Mapping Customer Journey from Awareness to Purchase
Prompt
Help map out the customer journey for our product [Product Name] from initial awareness to purchase. Identify the key stages (Awareness, Consideration, Decision, and any post-purchase or loyalty stage if relevant). For each stage, describe: the customer’s mindset (what they are thinking or needing at that stage), the channels or touchpoints we should use (e.g. social media ads, website content, email follow-ups, demos, free trials, etc.), and strategies to move them to the next stage (like what content or offer to provide). Also suggest metrics to track at each stage (such as impressions or CTR in Awareness, engagement or lead capture in Consideration, conversion rate in Decision). The output should be an actionable journey map overview.
How to Use
- Define Your Inputs: Consider your typical customer’s path. How do they usually discover products like yours? Through ads, search, word-of-mouth? What research do they do before buying (reading reviews, comparisons)? And what is your sales process (instant online purchase vs. needing a demo or sales call)? List out any specific touchpoints you already have (e.g. you have a website, a sign-up newsletter, a free trial, etc.) as these will be part of the journey.

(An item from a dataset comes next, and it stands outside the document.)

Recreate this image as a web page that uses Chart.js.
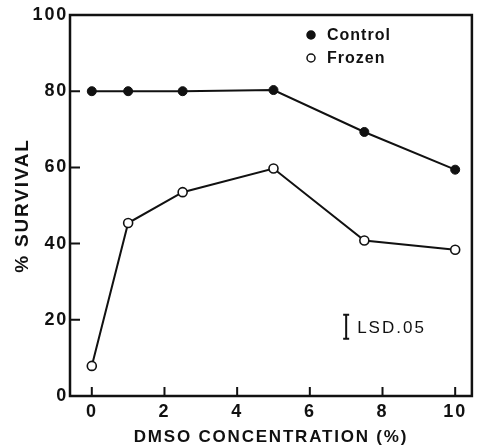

- Customize the Prompt: Insert your product name and any unique stage you want to include. For instance, if community or referral is big after purchase, mention “include loyalty/referral stage”. If your product requires education, emphasize “consideration involves educating the user on ROI”. The more you describe your funnel, the more precise the AI’s mapping will be. You can also specify a format (maybe you want it as a bullet list per stage).
- Optional Add-ons: You might ask for examples of content at each stage. For example: “give an example of an awareness stage message vs a decision stage offer.” Another add-on: request the AI to factor in a timeline (how long people spend in each stage on average, if known) or common drop-off points and how to address them.

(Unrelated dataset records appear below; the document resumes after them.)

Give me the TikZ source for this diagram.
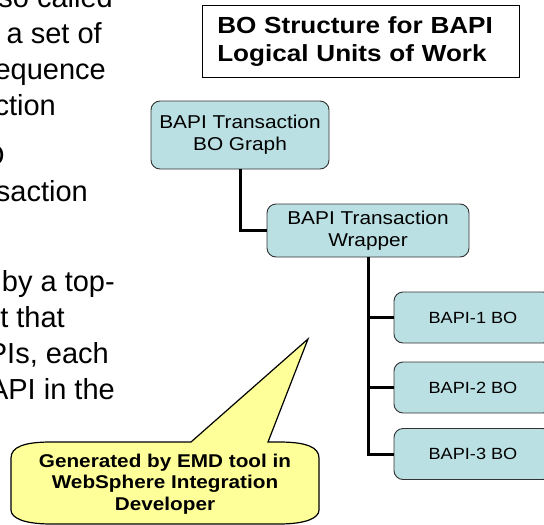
\documentclass[tikz,border=0pt]{standalone}
\usepackage{fontspec}
\setmainfont{Liberation Sans}
\newfontfamily\wideface[FakeStretch=1.12]{Liberation Sans}
\usepackage{xcolor}
\usepackage{tikz}
\usetikzlibrary{positioning}

\definecolor{boblue}{HTML}{BBE0E3}
\definecolor{noteyellow}{HTML}{FFFF99}

\begin{document}
\begin{tikzpicture}[
		x = 1pt, y = -1pt,
		slide/.style   = {anchor=base east, inner sep=0pt, font=\fontsize{29}{36}\selectfont},
		heading/.style = {draw, line width=1.2pt, align=left, text width=287pt,
			inner xsep=15pt, minimum height=72pt,
			font=\wideface\bfseries\fontsize{23.3}{28}\selectfont},
		bo/.style      = {draw=black!80, line width=0.9pt, fill=boblue,
			rounded corners=9pt, align=center,
			font=\wideface\fontsize{18.6}{22}\selectfont},
		leaf/.style    = {bo, minimum width=158pt, minimum height=51pt,
			font=\wideface\fontsize{16.2}{20}\selectfont},
		link/.style    = {line width=3pt},
		note/.style    = {draw, line width=1.2pt, fill=noteyellow},
		notetext/.style = {align=center, font=\wideface\bfseries\fontsize{18.5}{21.5}\selectfont}
	]
	\path [use as bounding box, clip] (0,0) rectangle (544,525);

	\node [slide] (called)   at (113,7)   {so called};
	\node [slide] (setof)    at (102,43)  {a set of};
	\node [slide] (sequence) at (106,79)  {sequence};
	\node [slide] (action)   at (56,115)  {action};
	\node [slide] (bo)       at (5,165)   {BO};
	\node [slide] (trans)    at (88,201)  {transaction};
	\node [slide] (top)      at (115,291) {by a top-};
	\node [slide] (that)     at (65,327)  {object that};
	\node [slide] (each)     at (109,363) {BAPIs, each};
	\node [slide] (inthe)    at (115,399) {BAPI in the};

	\node [heading] (title) at (360.8,41.5) {BO Structure for BAPI\\Logical Units of Work};

	\node [bo, minimum width=178pt, minimum height=68pt] (graph)   at (240,135)   {BAPI Transaction\\BO Graph};
	\node [bo, minimum width=202pt, minimum height=53pt] (wrapper) at (368,230.5) {BAPI Transaction\\Wrapper};
	\node [leaf] (bapi1) at (473,317.5) {BAPI-1 BO};
	\node [leaf] (bapi2) at (473,387.5) {BAPI-2 BO};
	\node [leaf] (bapi3) at (473,454)   {BAPI-3 BO};

	\draw [link] (graph.south) |- (wrapper.west);
	\draw [link] (wrapper.south) |- (bapi1.west);
	\draw [link] (wrapper.south) |- (bapi2.west);
	\draw [link] (wrapper.south) |- (bapi3.west);

	\coordinate (tip) at (308,339);
	\draw [note] (191,442) -- (tip) -- (268,442) -- (279,442)
		.. controls (306,442) and (319,447) .. (319,458) -- (319,510)
		.. controls (319,518) and (306,524) .. (279,524) -- (51,524)
		.. controls (24,524) and (11,518) .. (11,510) -- (11,458)
		.. controls (11,447) and (24,442) .. (51,442) -- cycle;
	\node [notetext] (generated) at (165,484) {Generated by EMD tool in\\WebSphere Integration\\Developer};
\end{tikzpicture}
\end{document}
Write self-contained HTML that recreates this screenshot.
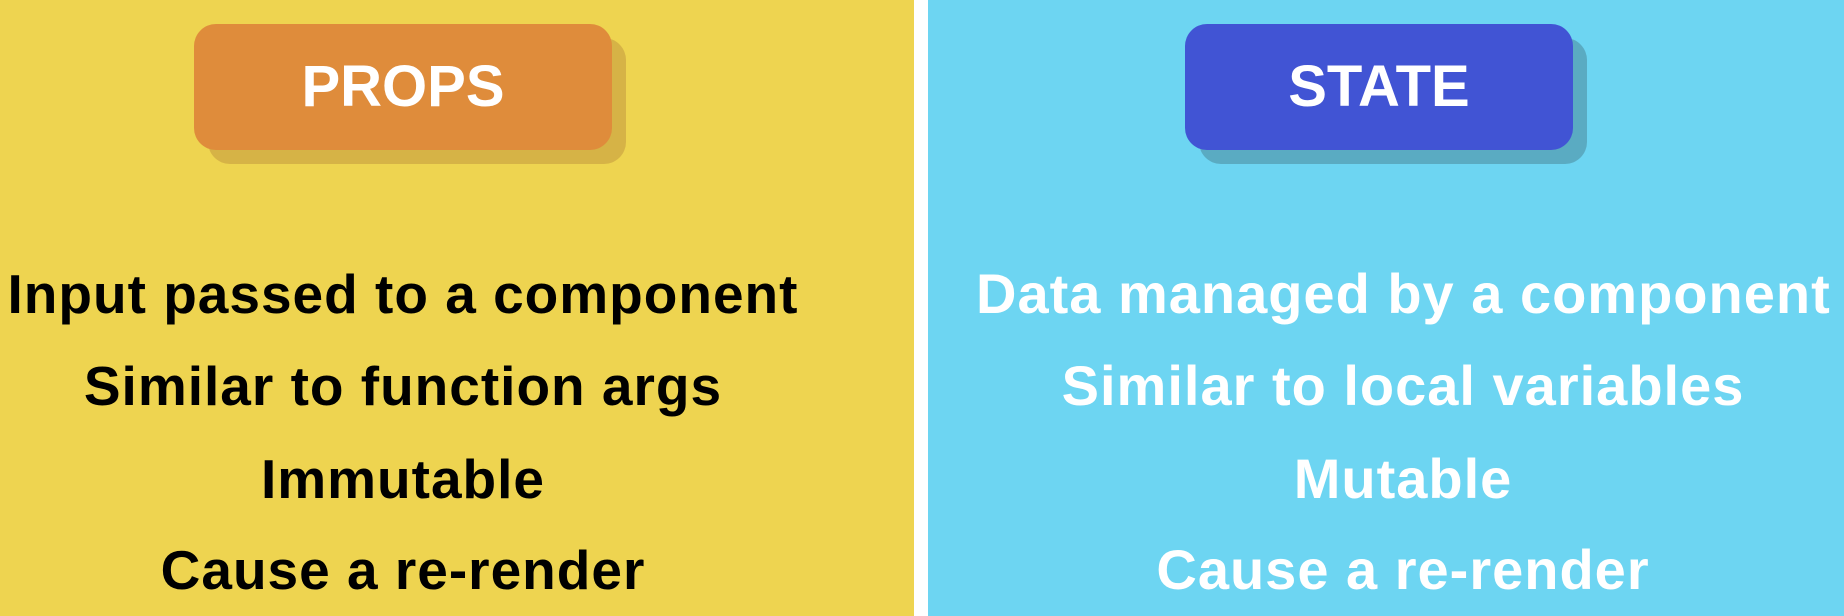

- Run the Prompt: Execute it to get the journey map. The AI will outline stages such as: Awareness – customer is just discovering they have a problem/need; tactics: social media ads, blog posts, influencer mentions; goal: make them aware of your product; metric: reach, ad impressions, site traffic. Consideration – customer knows your product and is comparing options; tactics: product explainer videos, case studies, webinars, FAQ; goal: prove value and build trust; metric: engagement time, lead magnets sign-ups, content views. Decision – customer is ready to buy; tactics: free trial, demos, discount for first purchase, strong CTA on site; metric: conversion rate, cart abandonment rate. Possibly Post-Purchase – customer onboarding, seeking reviews, referral ask; metric: NPS or repeat purchase rate. Each will have strategies to push them forward (e.g. retarget interested visitors with an offer to convert them).
- Review & Select: Review the suggested journey and see if it matches your understanding of your customer. Adjust any touchpoints you don’t plan to use. Ensure the messaging for each stage fits your product: for example, if your product solves an urgent problem, the consideration stage might be short – highlight that. Note the recommended metrics – are they practical for you to track? (They likely are, e.g. CTR for awareness, which is a common metric – click-through rate on ads/content measures awareness effectiveness). Use this as a blueprint to actually design marketing content for each stage. Perhaps create a table or flow diagram from it for clarity.

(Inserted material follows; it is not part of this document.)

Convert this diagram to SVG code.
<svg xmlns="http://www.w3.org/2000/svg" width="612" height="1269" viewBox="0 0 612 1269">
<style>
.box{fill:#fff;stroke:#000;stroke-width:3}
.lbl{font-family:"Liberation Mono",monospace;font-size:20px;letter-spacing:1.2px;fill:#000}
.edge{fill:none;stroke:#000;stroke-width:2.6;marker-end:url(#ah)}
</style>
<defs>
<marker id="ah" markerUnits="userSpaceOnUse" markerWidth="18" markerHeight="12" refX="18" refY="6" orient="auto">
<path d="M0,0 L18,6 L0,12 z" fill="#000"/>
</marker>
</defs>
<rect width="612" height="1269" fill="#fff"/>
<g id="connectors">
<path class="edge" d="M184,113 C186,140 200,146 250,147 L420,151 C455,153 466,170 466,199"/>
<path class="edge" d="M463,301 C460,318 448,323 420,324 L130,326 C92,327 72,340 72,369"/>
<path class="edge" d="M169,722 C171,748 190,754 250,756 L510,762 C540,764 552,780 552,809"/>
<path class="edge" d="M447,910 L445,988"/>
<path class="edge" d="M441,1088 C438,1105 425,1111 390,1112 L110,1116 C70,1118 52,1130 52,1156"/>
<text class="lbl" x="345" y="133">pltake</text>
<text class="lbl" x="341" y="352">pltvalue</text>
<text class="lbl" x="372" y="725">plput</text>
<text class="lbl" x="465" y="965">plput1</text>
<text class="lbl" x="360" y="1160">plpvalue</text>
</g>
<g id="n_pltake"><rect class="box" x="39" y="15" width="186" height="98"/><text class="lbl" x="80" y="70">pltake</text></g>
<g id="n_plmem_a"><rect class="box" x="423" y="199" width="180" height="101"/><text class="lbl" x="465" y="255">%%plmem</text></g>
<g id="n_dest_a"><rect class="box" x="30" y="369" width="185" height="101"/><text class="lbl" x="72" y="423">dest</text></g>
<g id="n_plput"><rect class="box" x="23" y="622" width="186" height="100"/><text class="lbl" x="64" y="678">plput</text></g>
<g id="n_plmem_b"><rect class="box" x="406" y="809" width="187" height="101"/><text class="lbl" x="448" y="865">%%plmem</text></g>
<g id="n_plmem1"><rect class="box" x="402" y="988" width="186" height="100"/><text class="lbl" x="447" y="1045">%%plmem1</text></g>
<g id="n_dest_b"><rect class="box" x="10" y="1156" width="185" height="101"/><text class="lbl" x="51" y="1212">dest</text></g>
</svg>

- Expected Outcome: A clearly defined customer journey model, from the moment a potential customer learns about your product to the point they purchase (and beyond). You will know which channels and content to deploy at each stage: for instance, an Awareness stage where you cast a wide net via social posts or ads to educate about the problem, a Consideration stage where you nurture interest with detailed guides or testimonials, and a Decision stage where you present trials or limited offers to seal the deal. Importantly, the journey map also includes metrics – e.g. track awareness by impressions and engagement, track consideration by leads or repeated site visits, track decision by conversion rate. This helps in monitoring funnel health and identifying drop-off points. (Remember the marketing adage that it often takes multiple touchpoints to convert a customer – roughly seven interactions on average – so your journey should incorporate sufficient follow-ups and reminders). With this map, your team can align efforts at each stage and ensure a smooth progression, ultimately improving the efficiency of moving prospects from knowing nothing about your product to becoming happy customers.